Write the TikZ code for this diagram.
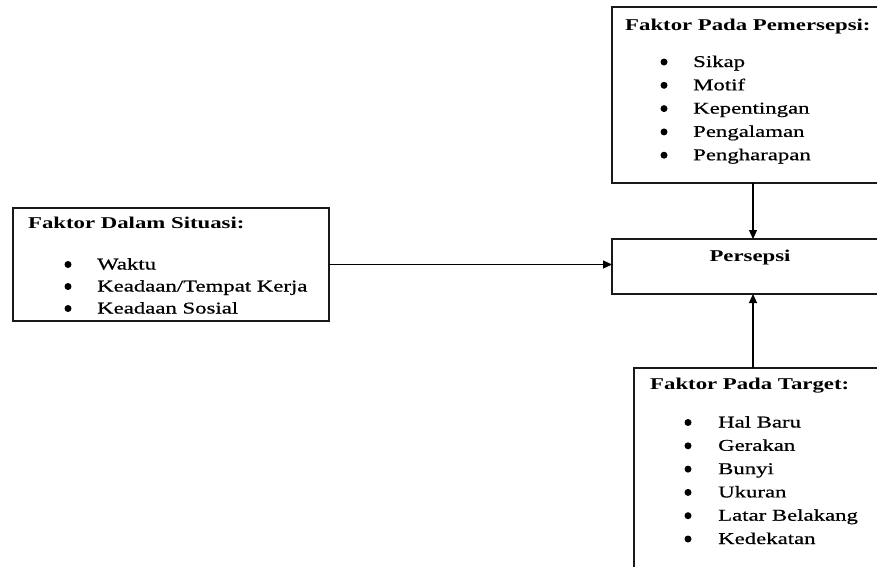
\documentclass[tikz,border=0pt]{standalone}
\usepackage{fontspec}
\setmainfont[FakeStretch=1.38]{Liberation Serif}
\newfontfamily\itemfont[FakeStretch=1.38,FakeBold=0.6]{Liberation Serif}
\usetikzlibrary{arrows.meta}
\begin{document}
\begin{tikzpicture}[x=1pt,y=-1pt,
  box/.style={draw=black!90, line width=1.3pt, rectangle, inner sep=0pt, outer sep=0pt, anchor=north west},
  lbl/.style={anchor=base west, inner sep=0pt, font=\fontsize{16.5}{19}\selectfont\bfseries},
  itm/.style={anchor=base west, inner sep=0pt, font=\fontsize{16.5}{19}\itemfont},
  dot/.style={circle, fill=black, inner sep=0pt, minimum size=7pt},
  arr/.style={line width=1.1pt, -{Triangle[length=9pt,width=8pt]}}]
\useasboundingbox (0,0) rectangle (877,566);
\clip (0,0) rectangle (877,566);
% boxes
\node[box, minimum width=282pt, minimum height=176pt] (pem) at (612,7) {};
\node[box, minimum width=316pt, minimum height=113pt] (sit) at (13,208) {};
\node[box, minimum width=282pt, minimum height=55pt] (pers) at (612,239) {};
\node[box, minimum width=300pt, minimum height=230pt] (tgt) at (634,368) {};
% titles
\node[lbl] (pemt) at (625,30) {Faktor Pada Pemersepsi:};
\node[lbl] (sitt) at (28,228) {Faktor Dalam Situasi:};
\node[lbl, anchor=base] (perst) at (750,261) {Persepsi};
\node[lbl] (tgtt) at (650,389) {Faktor Pada Target:};
% items
\foreach \t [count=\i] in {Sikap,Motif,Kepentingan,Pengalaman,Pengharapan} {
  \node[itm] (pemi\i) at (693,{67+23.3*(\i-1)}) {\t};
  \node[dot] (pemb\i) at (664,{62+23.3*(\i-1)}) {};
}
\foreach \t [count=\i] in {Waktu,Keadaan/Tempat Kerja,Keadaan Sosial} {
  \node[itm] (siti\i) at (97,{269.5+22*(\i-1)}) {\t};
  \node[dot] (sitb\i) at (68,{264.5+22*(\i-1)}) {};
}
\foreach \t [count=\i] in {Hal Baru,Gerakan,Bunyi,Ukuran,Latar Belakang,Kedekatan} {
  \node[itm] (tgti\i) at (718,{427.5+23.3*(\i-1)}) {\t};
  \node[dot] (tgtb\i) at (688,{422.5+23.3*(\i-1)}) {};
}
% connectors
\draw[arr] (pem.south) -- (pers.north);
\draw[arr] (sit.east) -- (sit.east -| pers.west);
\draw[arr] (tgt.north -| pers.south) -- (pers.south);
\end{tikzpicture}
\end{document}
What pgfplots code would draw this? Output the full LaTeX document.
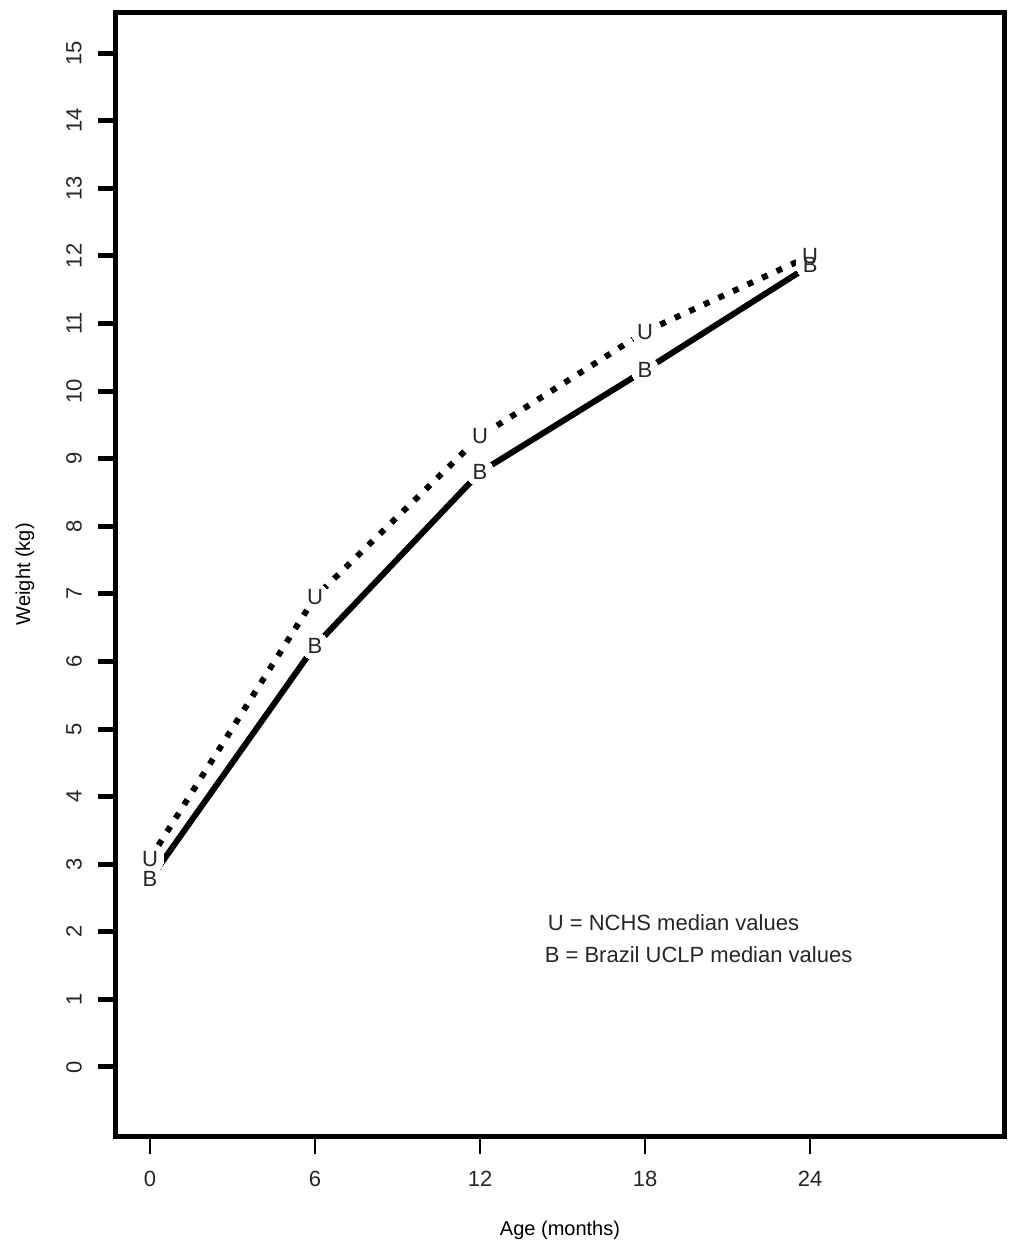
:::::
## Instructions to follow:
Quote the records above in full, dropping each picture.

## Answer in full:
Write the TikZ code for this diagram.
\documentclass[tikz,border=0pt]{standalone}
\usepackage{fontspec}
\setmainfont[FakeStretch=1.38]{Liberation Serif}
\newfontfamily\itemfont[FakeStretch=1.38,FakeBold=0.6]{Liberation Serif}
\usetikzlibrary{arrows.meta}
\begin{document}
\begin{tikzpicture}[x=1pt,y=-1pt,
  box/.style={draw=black!90, line width=1.3pt, rectangle, inner sep=0pt, outer sep=0pt, anchor=north west},
  lbl/.style={anchor=base west, inner sep=0pt, font=\fontsize{16.5}{19}\selectfont\bfseries},
  itm/.style={anchor=base west, inner sep=0pt, font=\fontsize{16.5}{19}\itemfont},
  dot/.style={circle, fill=black, inner sep=0pt, minimum size=7pt},
  arr/.style={line width=1.1pt, -{Triangle[length=9pt,width=8pt]}}]
\useasboundingbox (0,0) rectangle (877,566);
\clip (0,0) rectangle (877,566);
% boxes
\node[box, minimum width=282pt, minimum height=176pt] (pem) at (612,7) {};
\node[box, minimum width=316pt, minimum height=113pt] (sit) at (13,208) {};
\node[box, minimum width=282pt, minimum height=55pt] (pers) at (612,239) {};
\node[box, minimum width=300pt, minimum height=230pt] (tgt) at (634,368) {};
% titles
\node[lbl] (pemt) at (625,30) {Faktor Pada Pemersepsi:};
\node[lbl] (sitt) at (28,228) {Faktor Dalam Situasi:};
\node[lbl, anchor=base] (perst) at (750,261) {Persepsi};
\node[lbl] (tgtt) at (650,389) {Faktor Pada Target:};
% items
\foreach \t [count=\i] in {Sikap,Motif,Kepentingan,Pengalaman,Pengharapan} {
  \node[itm] (pemi\i) at (693,{67+23.3*(\i-1)}) {\t};
  \node[dot] (pemb\i) at (664,{62+23.3*(\i-1)}) {};
}
\foreach \t [count=\i] in {Waktu,Keadaan/Tempat Kerja,Keadaan Sosial} {
  \node[itm] (siti\i) at (97,{269.5+22*(\i-1)}) {\t};
  \node[dot] (sitb\i) at (68,{264.5+22*(\i-1)}) {};
}
\foreach \t [count=\i] in {Hal Baru,Gerakan,Bunyi,Ukuran,Latar Belakang,Kedekatan} {
  \node[itm] (tgti\i) at (718,{427.5+23.3*(\i-1)}) {\t};
  \node[dot] (tgtb\i) at (688,{422.5+23.3*(\i-1)}) {};
}
% connectors
\draw[arr] (pem.south) -- (pers.north);
\draw[arr] (sit.east) -- (sit.east -| pers.west);
\draw[arr] (tgt.north -| pers.south) -- (pers.south);
\end{tikzpicture}
\end{document}
What pgfplots code would draw this? Output the full LaTeX document.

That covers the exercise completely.